More recently, von Spakovsky has argued against that the Voting Rights Act was “Constitutionally dubious at the time of its enactment” and praised Trump’s promised investigation into voter fraud, which has been widely panned by Democrats and Republicans. “The real problem in our election system is that we don’t really know to what extent President Trump’s claim is true because we have an election system that is based on the honor system,” von Spakovsky wrote with John Fund after Trump said with no evidence that 3,000,000 to 5,000,000 people voted illegally.

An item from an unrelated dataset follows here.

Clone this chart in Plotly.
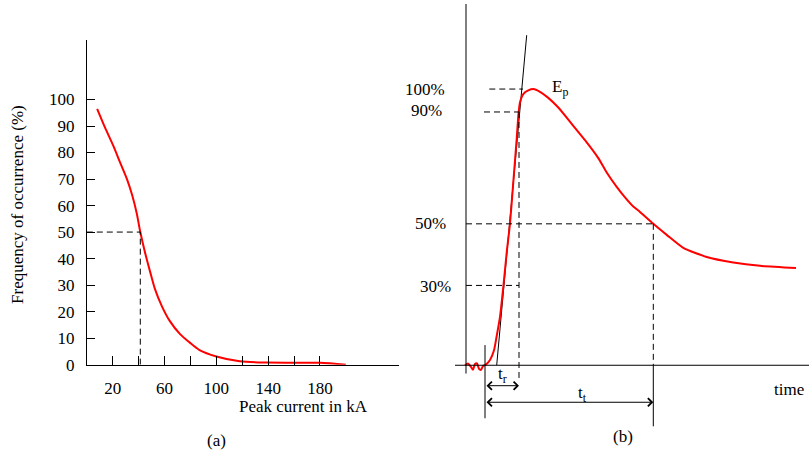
import plotly.graph_objects as go

W, H = 809, 463
FONT = "Liberation Serif"
FS = 17

# ---------------- Panel (a): frequency of occurrence vs peak current ----------------
peak_kA = [8, 14, 20.5, 25.5, 31, 35, 38.5, 41.3, 45, 49, 52.5, 58, 64, 72, 79, 87,
           100, 118, 139, 160, 180, 200]
freq_pct = [96.5, 89.5, 82.5, 76.5, 70, 64, 57.2, 50, 42.2, 34.8, 28.7, 22, 16.5, 11.5,
            8.5, 5.5, 3.1, 1.3, 0.8, 0.75, 0.7, 0.0]
median_kA = 41.3
median_pct = 50
x_ticks_a = [20, 40, 60, 80, 100, 120, 140, 160, 180]
x_ticklabels_a = ["20", "", "60", "", "100", "", "140", "", "180"]
y_ticks_a = [0, 10, 20, 30, 40, 50, 60, 70, 80, 90, 100]
y_ticklabels_a = [str(v) for v in y_ticks_a]

# ---------------- Panel (b): impulse waveform (schematic) ----------------
wave_t = [-20, -17, -14, -12, -10, -8, -6, -4, -2, 0, 5, 9, 11.7, 15, 18.3, 21.5, 25,
          28, 31.7, 33.5, 35, 38.3, 43.3, 48.3, 55, 63.3, 73.3, 86.7, 100, 113.3, 121.7,
          131.7, 140, 148, 155, 168.3, 181.7, 198.3, 221.7, 248.3, 275, 311]
wave_v = [0, 0.64, -0.6, -1.66, 0.46, 0.64, -1.31, -1.66, -0.25, 0, 1.9, 5.4, 10.6,
          17.5, 28.3, 40.1, 51.4, 64.9, 82.0, 91.0, 95.2, 98.2, 99.5, 100, 99.0, 96.8,
          93.3, 87.4, 81.5, 75.0, 69.8, 64.6, 60.8, 57.6, 55.5, 51.2, 47.2, 42.5, 39.2,
          37.2, 36.0, 35.2]
tangent_t = [11.7, 41.7]
tangent_v = [0, 119.5]
level_labels = ["30%", "50%", "90%", "100%"]
level_v = [28.9, 51.2, 91.7, 100]
t_front = 34      # time where front reaches 90 %
t_tail = 168.3    # time where tail falls to 50 %
t_axis = -19      # position of vertical (amplitude) axis

fig = go.Figure()

fig.add_trace(go.Scatter(x=peak_kA, y=freq_pct, mode="lines",
                         line=dict(color="#ff0000", width=2, shape="spline", smoothing=0.8),
                         xaxis="x", yaxis="y", hoverinfo="skip"))

fig.add_trace(go.Scatter(x=tangent_t, y=tangent_v, mode="lines",
                         line=dict(color="black", width=1),
                         xaxis="x2", yaxis="y2", hoverinfo="skip"))
fig.add_trace(go.Scatter(x=wave_t, y=wave_v, mode="lines",
                         line=dict(color="#ff0000", width=2, shape="spline", smoothing=0.6),
                         xaxis="x2", yaxis="y2", hoverinfo="skip"))

DASH = "6px,4px"
shapes = []
shapes.append(dict(type="line", xref="x", yref="y", x0=0, x1=median_kA, y0=median_pct, y1=median_pct,
                   line=dict(color="black", width=1, dash=DASH)))
shapes.append(dict(type="line", xref="x", yref="y", x0=median_kA, x1=median_kA, y0=0, y1=median_pct,
                   line=dict(color="black", width=1, dash=DASH)))


def l2(x0, x1, y0, y1, dash=None):
    ln = dict(color="black", width=1)
    if dash:
        ln["dash"] = dash
    return dict(type="line", xref="x2", yref="y2", x0=x0, x1=x1, y0=y0, y1=y1, line=ln)


shapes.append(l2(t_axis, t_axis, -3, 130.8))
shapes.append(l2(-30, 324, 0, 0))
shapes.append(l2(0, 0, 7.3, -19.2))
shapes.append(l2(4.3, 38, level_v[3], level_v[3], DASH))
shapes.append(l2(-1, t_front, level_v[2], level_v[2], DASH))
shapes.append(l2(t_axis, t_tail, level_v[1], level_v[1], DASH))
shapes.append(l2(t_axis, t_front, level_v[0], level_v[0], DASH))
shapes.append(l2(t_front, t_front, level_v[2], -5.9, DASH))
shapes.append(l2(t_tail, t_tail, level_v[1], 0, DASH))
shapes.append(l2(t_tail, t_tail, 0, -22.1))


def pa(x, y, text, **kw):
    d = dict(x=x / W, y=1 - y / H, xref="paper", yref="paper", text=text, showarrow=False,
             font=dict(family=FONT, size=FS, color="black"), xanchor="center", yanchor="middle")
    d.update(kw)
    return d


annotations = [
    pa(17.5, 209, "Frequency of occurrence (%)", textangle=-90),
    pa(303.5, 415, "Peak current in kA"),
    pa(216, 450, "(a)"),
    pa(622.7, 446, "(b)"),
    pa(789, 398, "time"),
    pa(560, 90, "E<sub>p</sub>"),
    pa(502, 383, "t<sub>r</sub>"),
    pa(582, 403, "t<sub>t</sub>"),
]
label_right_px = [452.7, 448.3, 444.3, 446.7]
label_y_px = [293.3, 228.7, 113.3, 91]
for lab, xr, yp in zip(level_labels, label_right_px, label_y_px):
    annotations.append(pa(xr, yp, lab, xanchor="right"))

for y_arr, t_end in [(-7.4, t_front), (-13.4, t_tail)]:
    annotations.append(dict(x=t_end, y=y_arr, ax=0, ay=y_arr, xref="x2", yref="y2",
                            axref="x2", ayref="y2", text="", showarrow=True,
                            arrowhead=4, startarrowhead=4, arrowside="end+start",
                            arrowsize=1.6, arrowwidth=1, arrowcolor="black"))

axis_font = dict(family=FONT, size=FS, color="black")
fig.update_layout(
    width=W, height=H, margin=dict(l=0, r=0, t=0, b=0),
    paper_bgcolor="white", plot_bgcolor="rgba(0,0,0,0)",
    showlegend=False,
    font=dict(family=FONT, size=FS, color="black"),
    xaxis=dict(domain=[86.8 / W, 399 / W], range=[0, 241], showline=True, linecolor="black",
               linewidth=1, ticks="inside", ticklen=9, tickcolor="black", tickwidth=1,
               tickvals=x_ticks_a, ticktext=x_ticklabels_a, tickfont=axis_font,
               showgrid=False, zeroline=False, ticklabelstandoff=8, anchor="y"),
    yaxis=dict(domain=[90.3 / H, 422 / H], range=[0, 122.4], showline=True, linecolor="black",
               linewidth=1, ticks="inside", ticklen=8, tickcolor="black", tickwidth=1,
               tickvals=y_ticks_a, ticktext=y_ticklabels_a, tickfont=axis_font,
               showgrid=False, zeroline=False, ticklabelstandoff=8, anchor="x"),
    xaxis2=dict(domain=[455 / W, 1], range=[-30, 324], visible=False, anchor="y2"),
    yaxis2=dict(domain=[0, 1], range=[-31.77, 132.24], visible=False, anchor="x2"),
    shapes=shapes, annotations=annotations,
)

fig.write_html("out.html",
               config={"displayModeBar": False},
               post_script="document.documentElement.style.margin='0';"
                           "document.body.style.margin='0';document.body.style.padding='0';"
                           "document.body.style.overflow='hidden';")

Given that von Spakovsky hailed Gorsuch as “the perfect pick for Trump,” it’s safe to assume he believes that the Supreme Court nominee shares his views. The Senate needs to aggressively question Gorsuch to see if that’s the case.

Gorsuch has already cited Justice Antonin Scalia as a role model, who said the Voting Rights Act had led to a “perpetuation of racial entitlement.” Gorsuch, if confirmed, could be the deciding vote on whether to weaken the remaining sections of the Voting Rights Act (VRA) and whether to uphold discriminatory voter-ID laws and redistricting plans from states like North Carolina and Texas.


In many ways, the fate of voting rights in the United States hangs on this nomination.